Dönemin Cumhurbaşkanı Denktaş, Erenköy Şehitlerinden birinin büstünü açmak üzere yaptığı konuşmada, “halkın, şehitlerin ruhunun şad olması için Anayasa’ya ‘Evet’ “ demesini ister.
CTP Genel Sekreteri Naci Talat, yazılı bir açıklama ile Denktaş’a cevap verir ve haklı olarak eleştirir.
Naci Talat:
“Kıbrıs Türk toplumunun siyasi gelişimi, mücadelesi ve yapılanması iki temel çizgi üzerinde seyrediyor.
Bu temel çizgilerden biri, kendi yurdunda azınlık statüsüne düşürülmeden siyasal eşitliğini benimsetip kabul ettirmek ve federal çatıda Kıbrıs’ın tümü üzerinde egemenliğe ortak olmak çizgisidir.
İkincisi ise, kendi bölgesinde kendi evinin efendisi olma çizgisidir. Bu ikinci temel, tüm konularda kendisinin karar vermesi, siyasal erginliğe kavuşması, demokratik gelişimini sürdürmesi, rahat bir nefes alması ve insanca yaşayabileceği bir ekonomik ve sosyal düzen kurması zemini üstüne oturuyor.
Toplumumuzun mücadelesini bu temel açısından değerlendirdiğimizde Sayın Denktaş’la ve onun gibi düşünenlerle yollarımız ayrılıyor.
Kıbrıs’ya siyasal, eşit statüde federal bir çatıda egemenliğe ortak olmak davası ile demokratik insanca yaşanır bir düzene kavuşmak davası ne birbirinden ayrı, ne de birbirine zıt davalardır. Aksine birbirini izleyen ve birbirini tamamlayan iki temeldir. Bunlardan yalnız birini alanlar bu halkın mücadelesini kavramamış olanlardır.
Şunu da belirtmeden geçmeyeceğiz ki, bu toplumun evlatları, bağımsızlık adı altında bağımlılık için, halkın demokratik iradesini darbelerle ayaklar altına almak için, sömürü düzenini yükseltmek için, bazı efendilere bey paşa saltanatı sürdürüp de onbinlerce insanımızı zarıncatmak için canlarını vermediler….”
Söz Gazetesi 20.3.1985
1985 koşulları, Kıbrıslı Türklere yönelik baskının, dayatmanın doruklarda olduğu bir dönem. Türkiye’de gerçekleşen askeri darbenin ardından, Denktaş’ın Türkiye’deki siyasi otorite boşluğundan yararlanarak, önce Federe Devlet Anayasasından kopup ( sadece CTP’nin hayır oyu ile… ) self determinasyon” kararını Meclis’ten geçirmesinin ardından, “derin” bir operasyonla ayrılıkçı yeni devlet yapısını kurgulamaya çalıştığı günler.
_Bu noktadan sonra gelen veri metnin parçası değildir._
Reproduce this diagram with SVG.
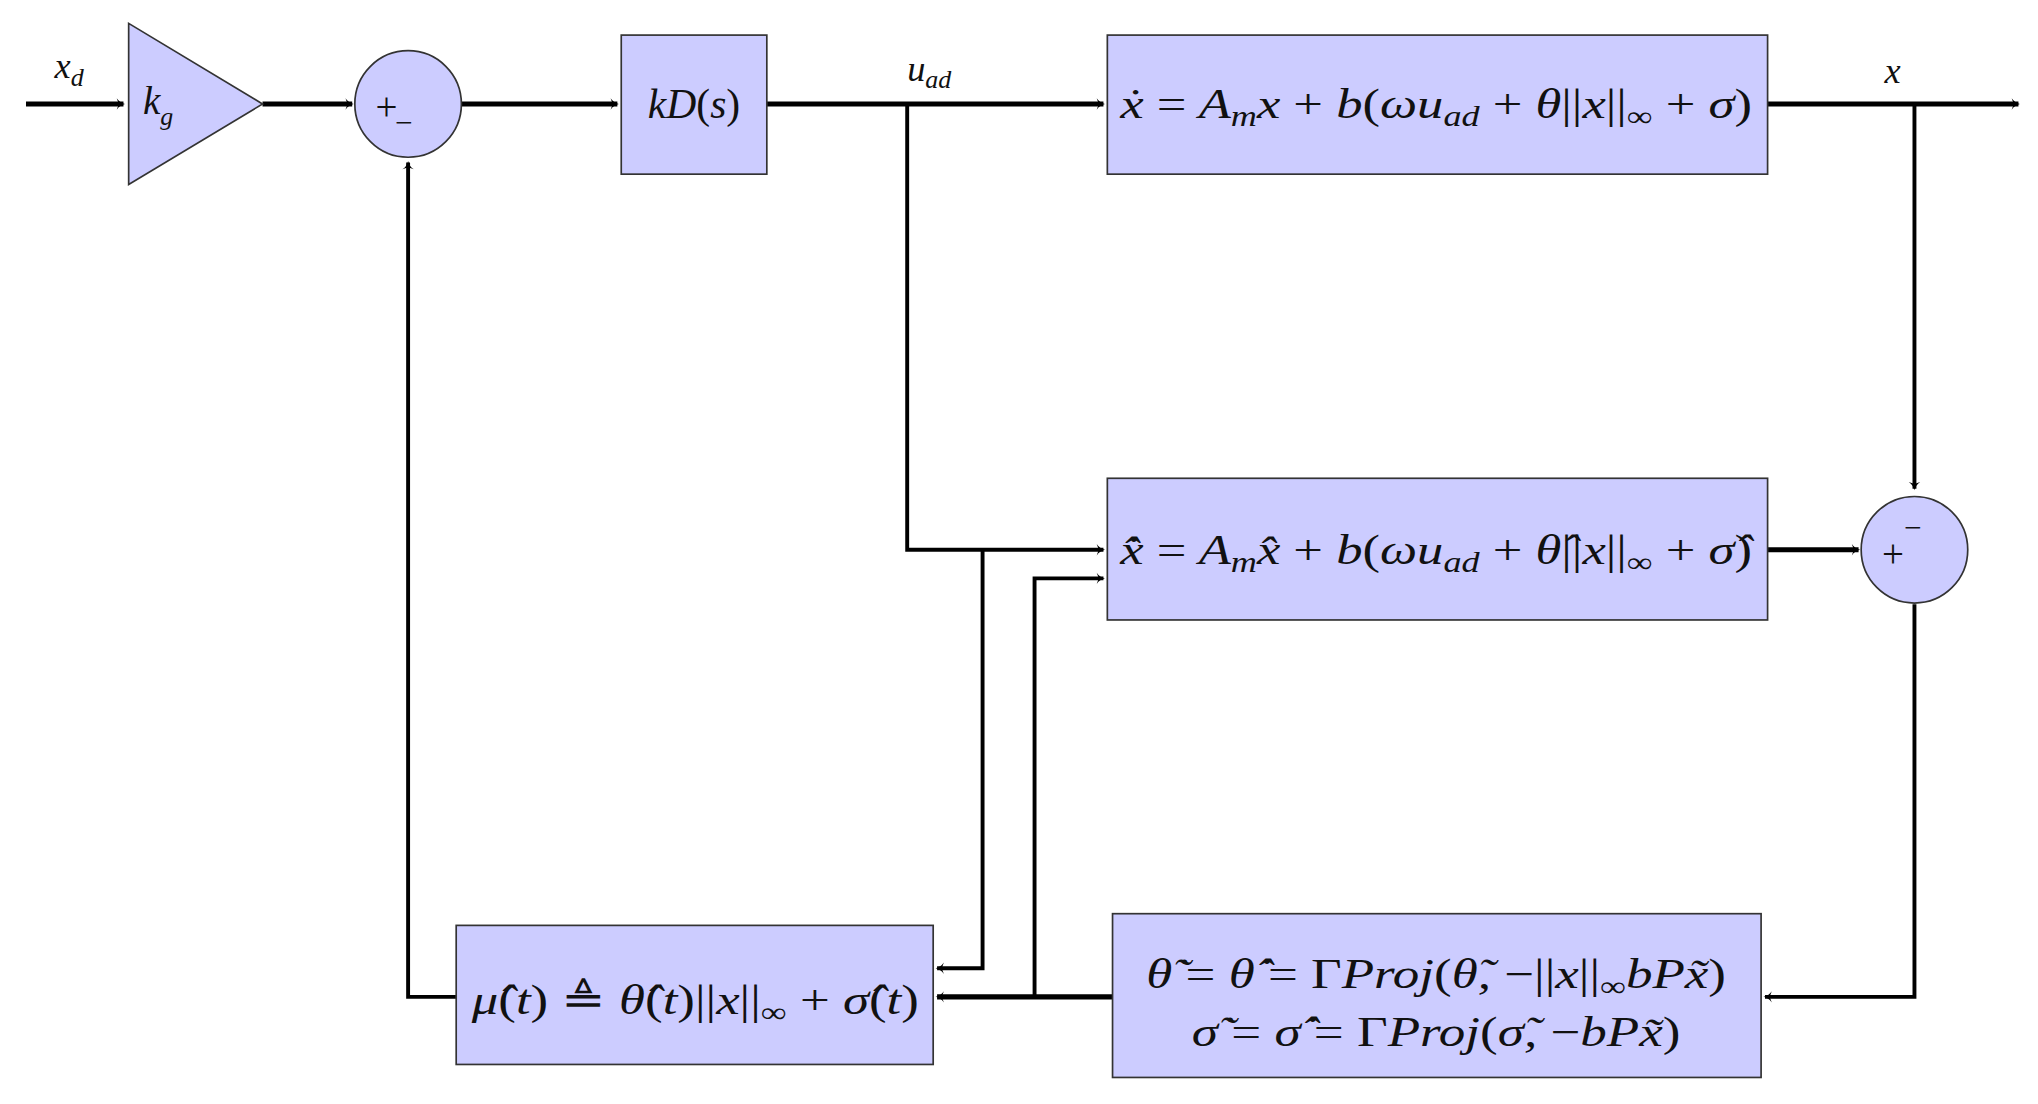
<svg xmlns="http://www.w3.org/2000/svg" width="2038" height="1104" viewBox="0 0 2038 1104">
<defs>
<marker id="ah" viewBox="0 0 10 10" refX="9" refY="5" markerWidth="4" markerHeight="4" markerUnits="userSpaceOnUse" orient="auto" overflow="visible">
<path d="M-4,-6 Q2,3 12,5 Q2,7 -4,16 L0,5 Z" fill="#000"/>
</marker>
<style>
.blk{fill:#ccccff;stroke:#333;stroke-width:1.3}
.m{font-family:"Liberation Serif",serif;font-style:italic;fill:#111}
.r{font-style:normal}
.w{fill:none;stroke:#000;stroke-width:4;stroke-linejoin:miter}
.v{fill:none;stroke:#000;stroke-width:3}
</style>
</defs>
<rect width="2038" height="1104" fill="#fff"/>
<g transform="scale(1.2997)">
<g id="connectors">
<path class="w" d="M20,80 H95" marker-end="url(#ah)"/>
<path class="w" d="M202,80 H271" marker-end="url(#ah)"/>
<path class="w" d="M355,80 H475" marker-end="url(#ah)"/>
<path class="w" d="M590,80 H849" marker-end="url(#ah)"/>
<path class="w" d="M1360,80 H1553" marker-end="url(#ah)"/>
<path class="v" d="M1473,80 V376" marker-end="url(#ah)"/>
<path class="v" d="M698,80 V423 H849" marker-end="url(#ah)"/>
<path class="v" d="M756,423 V745 H721" marker-end="url(#ah)"/>
<path class="w" d="M1360,423 H1430" marker-end="url(#ah)"/>
<path class="v" d="M1473,465 V767 H1358" marker-end="url(#ah)"/>
<path class="w" d="M856,767 H721" marker-end="url(#ah)"/>
<path class="v" d="M796,767 V445 H849" marker-end="url(#ah)"/>
<path class="v" d="M351,767 H314 V125" marker-end="url(#ah)"/>
<text class="m" x="42" y="60" font-size="28">x<tspan font-size="20" dy="6">d</tspan></text>
<text class="m" x="698" y="62" font-size="28">u<tspan font-size="20" dy="6">ad</tspan></text>
<text class="m" x="1450" y="64" font-size="28">x</text>
</g>
<g id="gain"><path class="blk" d="M99,18 L202,80 L99,142 Z"/><text class="m" x="110" y="88" font-size="30">k<tspan font-size="20" dy="8">g</tspan></text></g>
<g id="sum1"><circle class="blk" cx="314" cy="80" r="41"/><text class="m r" x="289" y="92" font-size="30">+</text><text class="m r" x="304" y="102" font-size="24">−</text></g>
<g id="kds"><rect class="blk" x="478" y="27" width="112" height="107"/><text class="m" x="534" y="91" font-size="32" text-anchor="middle">kD<tspan class="r">(</tspan>s<tspan class="r">)</tspan></text></g>
<g id="plant"><rect class="blk" x="852" y="27" width="508" height="107"/><text class="m" x="862" y="91" font-size="32" textLength="486" lengthAdjust="spacingAndGlyphs">ẋ <tspan class="r">=</tspan> A<tspan font-size="22" dy="6">m</tspan><tspan dy="-6">x </tspan><tspan class="r">+</tspan> b<tspan class="r">(</tspan>ωu<tspan font-size="22" dy="6">ad</tspan><tspan dy="-6"> </tspan><tspan class="r">+</tspan> θ<tspan class="r">||</tspan>x<tspan class="r">||</tspan><tspan class="r" font-size="22" dy="6">∞</tspan><tspan dy="-6"> </tspan><tspan class="r">+</tspan> σ<tspan class="r">)</tspan></text></g>
<g id="predictor"><rect class="blk" x="852" y="368" width="508" height="109"/><text class="m" x="862" y="434" font-size="32" textLength="486" lengthAdjust="spacingAndGlyphs">x̂̇ <tspan class="r">=</tspan> A<tspan font-size="22" dy="6">m</tspan><tspan dy="-6">x̂ </tspan><tspan class="r">+</tspan> b<tspan class="r">(</tspan>ωu<tspan font-size="22" dy="6">ad</tspan><tspan dy="-6"> </tspan><tspan class="r">+</tspan> θ̂<tspan class="r">||</tspan>x<tspan class="r">||</tspan><tspan class="r" font-size="22" dy="6">∞</tspan><tspan dy="-6"> </tspan><tspan class="r">+</tspan> σ̂<tspan class="r">)</tspan></text></g>
<g id="sum2"><circle class="blk" cx="1473" cy="423" r="41"/><text class="m r" x="1448" y="436" font-size="30">+</text><text class="m r" x="1465" y="414" font-size="24">−</text></g>
<g id="adapt"><rect class="blk" x="856" y="703" width="499" height="126"/>
<text class="m" x="1105" y="760" font-size="32" text-anchor="middle" textLength="446" lengthAdjust="spacingAndGlyphs">θ̃̇ <tspan class="r">=</tspan> θ̂̇ <tspan class="r">= Γ</tspan>Proj<tspan class="r">(</tspan>θ̃, <tspan class="r">−||</tspan>x<tspan class="r">||</tspan><tspan class="r" font-size="22" dy="6">∞</tspan><tspan dy="-6">bPx̃</tspan><tspan class="r">)</tspan></text>
<text class="m" x="1105" y="805" font-size="32" text-anchor="middle" textLength="376" lengthAdjust="spacingAndGlyphs">σ̃̇ <tspan class="r">=</tspan> σ̂̇ <tspan class="r">= Γ</tspan>Proj<tspan class="r">(</tspan>σ̃, <tspan class="r">−</tspan>bPx̃<tspan class="r">)</tspan></text></g>
<g id="mu"><rect class="blk" x="351" y="712" width="367" height="107"/><text class="m" x="363" y="780" font-size="32" textLength="344" lengthAdjust="spacingAndGlyphs">μ̂<tspan class="r">(</tspan>t<tspan class="r">) ≜ </tspan>θ̂<tspan class="r">(</tspan>t<tspan class="r">)||</tspan>x<tspan class="r">||</tspan><tspan class="r" font-size="22" dy="6">∞</tspan><tspan dy="-6"> </tspan><tspan class="r">+ </tspan>σ̂<tspan class="r">(</tspan>t<tspan class="r">)</tspan></text></g>
</g>
</svg>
Ardından da Anayasa referandum süreci.
Dünden bugüne…
Denktaş cephesinde yeni birşey yok. Aynı demagoji, aynı milliyetçi körlük, aynı dayatmalar ve söylemler.
Naci Talat’ın çok basit ve anlaşılır bir şekilde vurguladığı gibi Kıbrıs Türk toplumunun eğilimleri açısından da bir değişiklik yok. Kendi kendini yönetme iddiası ve dünyaya federal çerçevede bağlanma mücadelesi.
1985 -2017…32 yıl geçmiş.
Bugün çok daha farklı ve toplumun ilerlemesi adına yenilikçi siyasi söylemler içerisinde analiz yapmayı, çalışmayı, mücadele etmeyi kim istemezdi ? düşündürücü olan bu. Ancak mücadele devam edecek.
Ve elbette…
Naci Talat’ın çizdiği çerçeve bugün için de çok değerli ve anlamlı.